WRITTEN EXERCISE.
Count every line in the entries that follow where the word "this" appears, then state only the total.
***** ENTRIES SUPPLIED
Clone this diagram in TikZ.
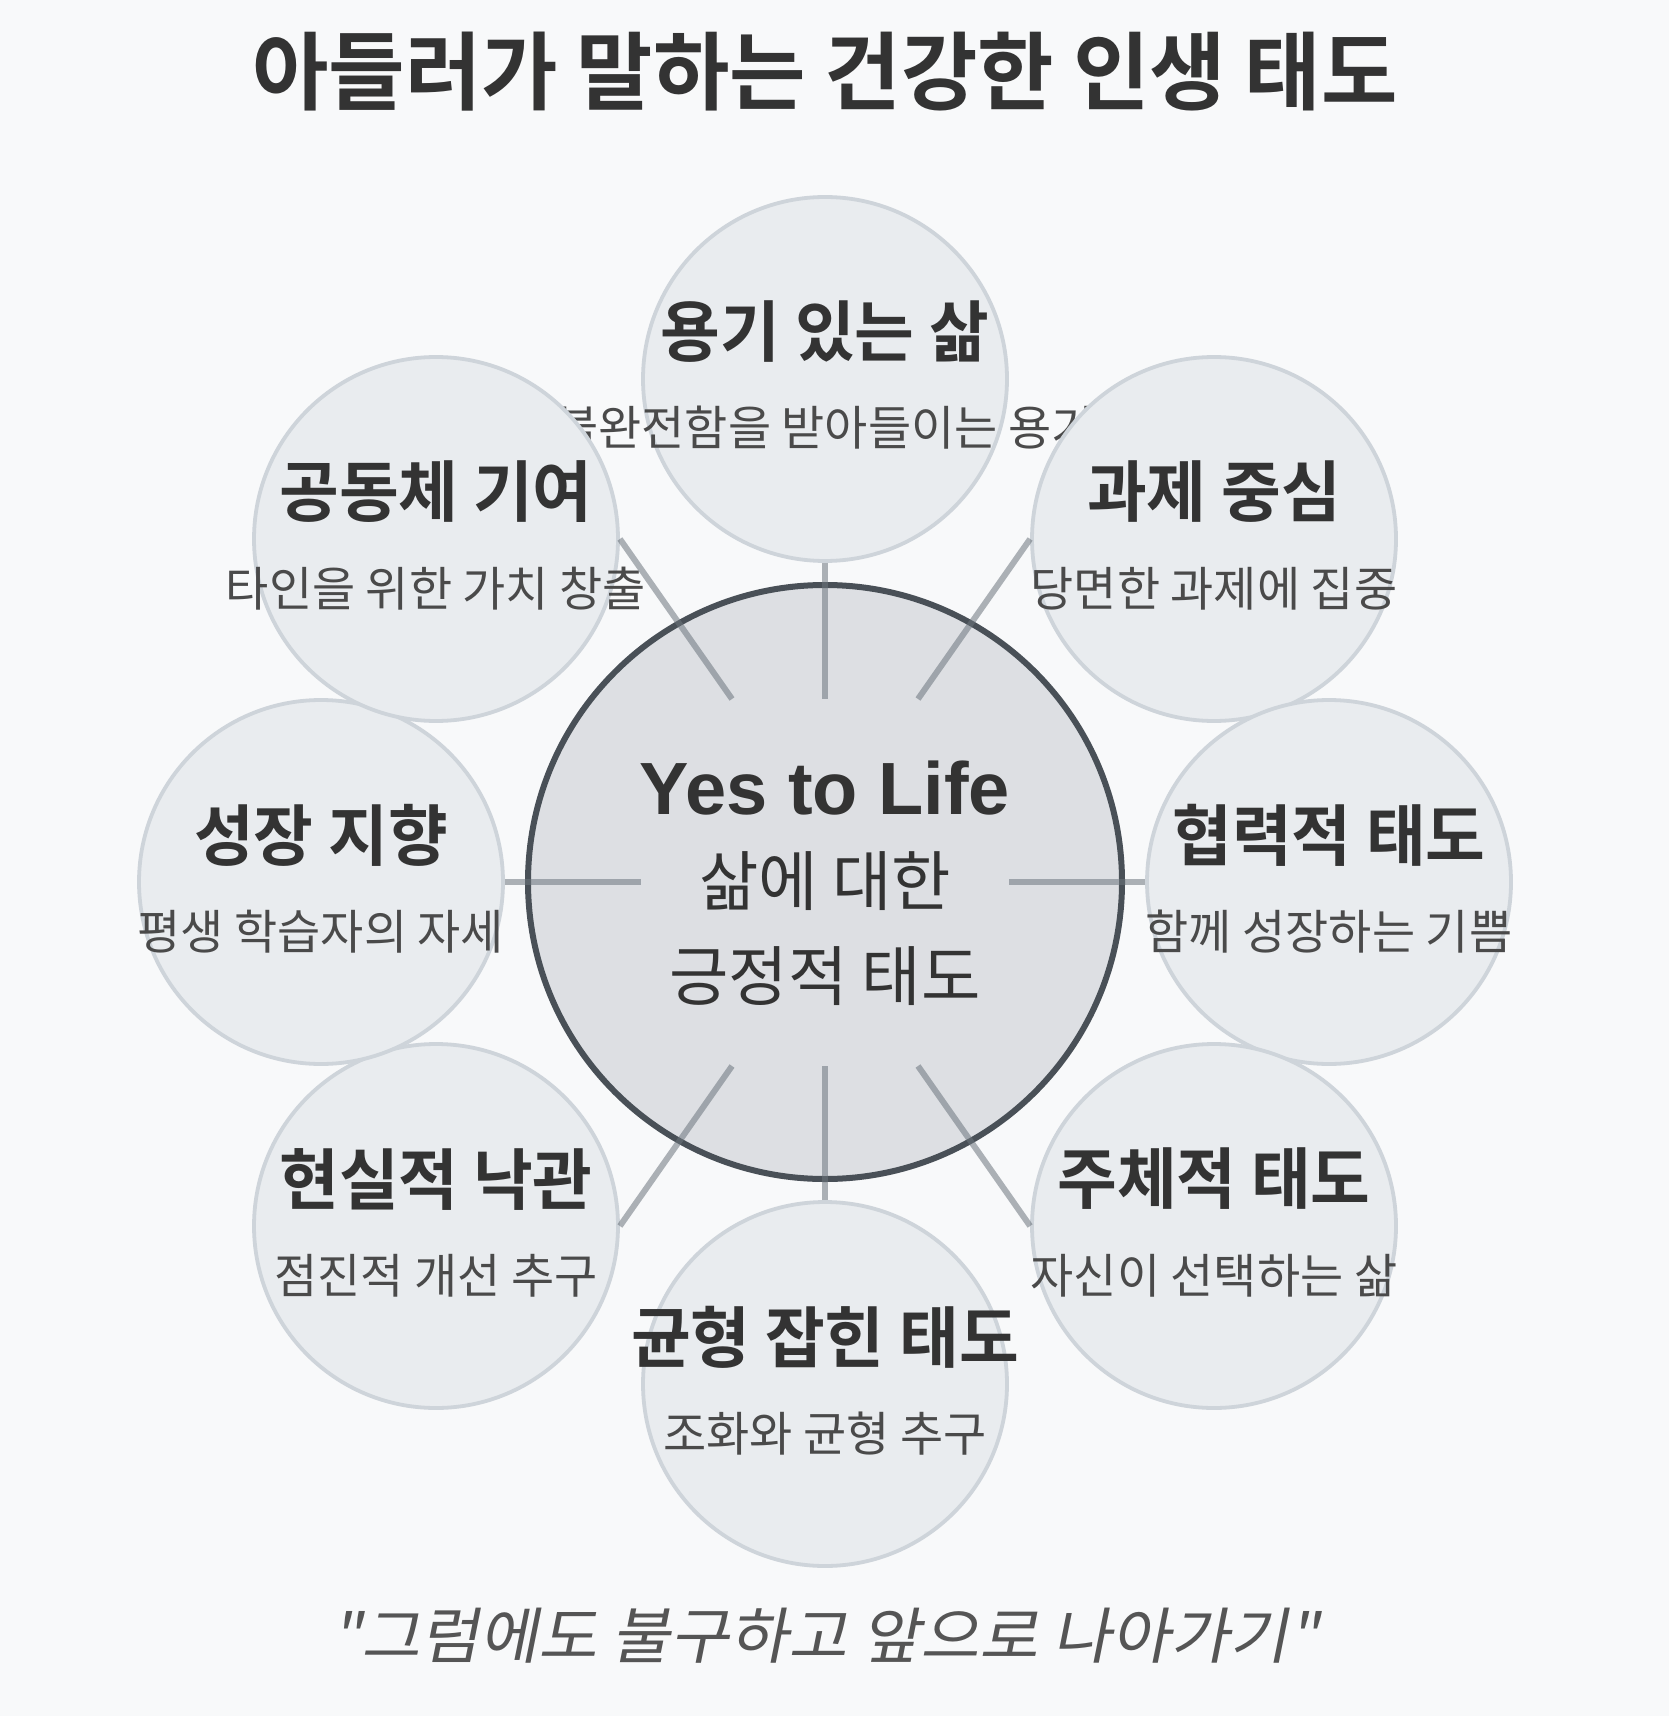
\documentclass[tikz,border=0pt]{standalone}
\usepackage{fontspec}
\setmainfont{Noto Sans CJK KR}
\newfontfamily\krreg{Noto Sans CJK KR}[FakeStretch=0.99]
\newfontfamily\krbold{Noto Sans CJK KR Bold}[FakeStretch=0.975]
\newfontfamily\krital{Noto Sans CJK KR}[FakeStretch=1.05,FakeSlant=0.2]
\newfontfamily\latbold{Liberation Sans Bold}
\definecolor{bgc}{HTML}{F8F9FA}
\definecolor{smfill}{HTML}{E9ECEF}
\definecolor{smline}{HTML}{CED4DA}
\definecolor{mainfill}{HTML}{DDDFE3}
\definecolor{mainline}{HTML}{495057}
\definecolor{spokec}{HTML}{6C757D}
\definecolor{txt}{HTML}{333333}
\definecolor{subtxt}{HTML}{4A4A4A}
\definecolor{quotetxt}{HTML}{555555}
\tikzset{
  scirc/.style={circle, draw=smline, fill=smfill, line width=1.9pt, minimum size=182pt, inner sep=0pt},
  bcirc/.style={circle, draw=mainline, fill=mainfill, line width=3pt, minimum size=297pt, inner sep=0pt},
  stitle/.style={text=txt, font=\krbold\fontsize{33.3}{40}\selectfont, inner sep=0pt},
  ssub/.style={text=subtxt, font=\krreg\fontsize{23.7}{28}\selectfont, inner sep=0pt},
  spokeline/.style={draw=spokec, line width=3pt, draw opacity=0.55},
}
\begin{document}
\begin{tikzpicture}[x=0.5pt,y=-0.5pt]
\fill[bgc] (0,0) rectangle (1669,1716);
\useasboundingbox (0,0) rectangle (1669,1716);

\node[text=txt, font=\krbold\fontsize{42.6}{50}\selectfont, inner sep=0pt] (title) at (825,72) {아들러가 말하는 건강한 인생 태도};

% small circles, clockwise from top
\node[scirc] (c1) at (825,379) {};
\node[stitle] (t1) at (825,332) {용기 있는 삶};
\node[ssub] (s1) at (825,428) {불완전함을 받아들이는 용기};

\node[scirc] (c2) at (1214,539) {};
\node[stitle] (t2) at (1214,492) {과제 중심};
\node[ssub] (s2) at (1214,589) {당면한 과제에 집중};

\node[scirc] (c3) at (1329,882) {};
\node[stitle] (t3) at (1329,835) {협력적 태도};
\node[ssub] (s3) at (1329,932) {함께 성장하는 기쁨};

\node[scirc] (c4) at (1214,1226) {};
\node[stitle] (t4) at (1214,1179) {주체적 태도};
\node[ssub] (s4) at (1214,1276) {자신이 선택하는 삶};

\node[scirc] (c5) at (825,1384) {};
\node[stitle] (t5) at (825,1337) {균형 잡힌 태도};
\node[ssub] (s5) at (825,1434) {조화와 균형 추구};

\node[scirc] (c6) at (436,1226) {};
\node[stitle] (t6) at (436,1179) {현실적 낙관};
\node[ssub] (s6) at (436,1276) {점진적 개선 추구};

\node[scirc] (c7) at (321,882) {};
\node[stitle] (t7) at (321,835) {성장 지향};
\node[ssub] (s7) at (321,932) {평생 학습자의 자세};

\node[scirc] (c8) at (436,539) {};
\node[stitle] (t8) at (436,492) {공동체 기여};
\node[ssub] (s8) at (436,589) {타인을 위한 가치 창출};

% main circle
\node[bcirc] (main) at (825,882) {};

% inner spoke ends
\coordinate (i1) at (825,699);
\coordinate (i2) at (918,699);
\coordinate (i3) at (1009,882);
\coordinate (i4) at (918,1066);
\coordinate (i5) at (825,1066);
\coordinate (i6) at (732,1066);
\coordinate (i7) at (641,882);
\coordinate (i8) at (732,699);

\draw[spokeline] (c1.south) -- (i1);
\draw[spokeline] (c2.west) -- (i2);
\draw[spokeline] (c3.west) -- (i3);
\draw[spokeline] (c4.west) -- (i4);
\draw[spokeline] (c5.north) -- (i5);
\draw[spokeline] (c6.east) -- (i6);
\draw[spokeline] (c7.east) -- (i7);
\draw[spokeline] (c8.east) -- (i8);

\node[text=txt, font=\latbold\fontsize{37}{44}\selectfont, inner sep=0pt] (yes) at (825,788) {Yes to Life};
\node[text=txt, font=\krreg\fontsize{32.6}{38}\selectfont, inner sep=0pt] (m1) at (825,881) {삶에 대한};
\node[text=txt, font=\krreg\fontsize{32.6}{38}\selectfont, inner sep=0pt] (m2) at (825,976) {긍정적 태도};

\node[text=quotetxt, font=\krital\fontsize{30.5}{36}\selectfont, inner sep=0pt] (quote) at (825,1636) {"그럼에도 불구하고 앞으로 나아가기"};
\end{tikzpicture}
\end{document}
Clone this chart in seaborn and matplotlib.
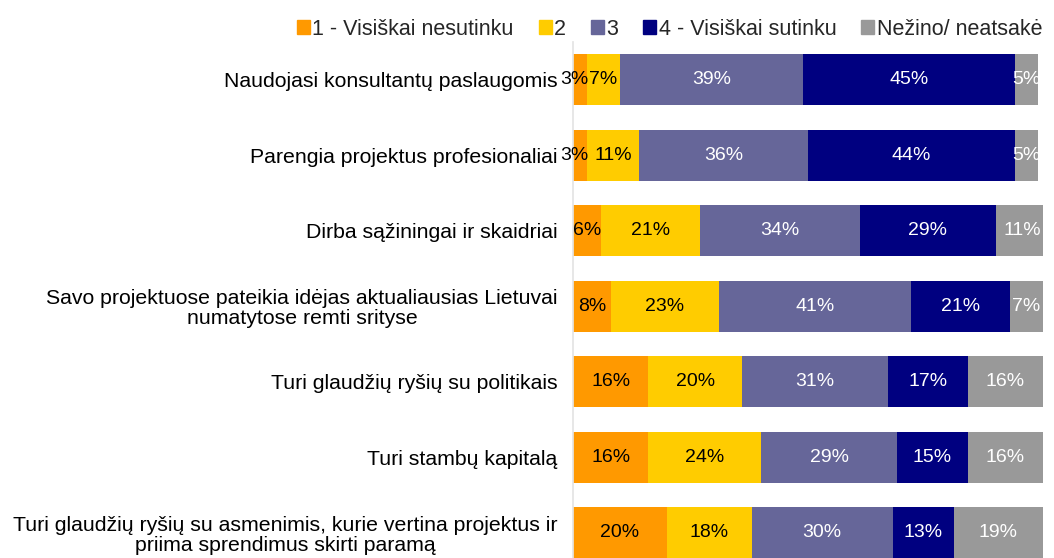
**********
EXERCISE RESPONSE.
2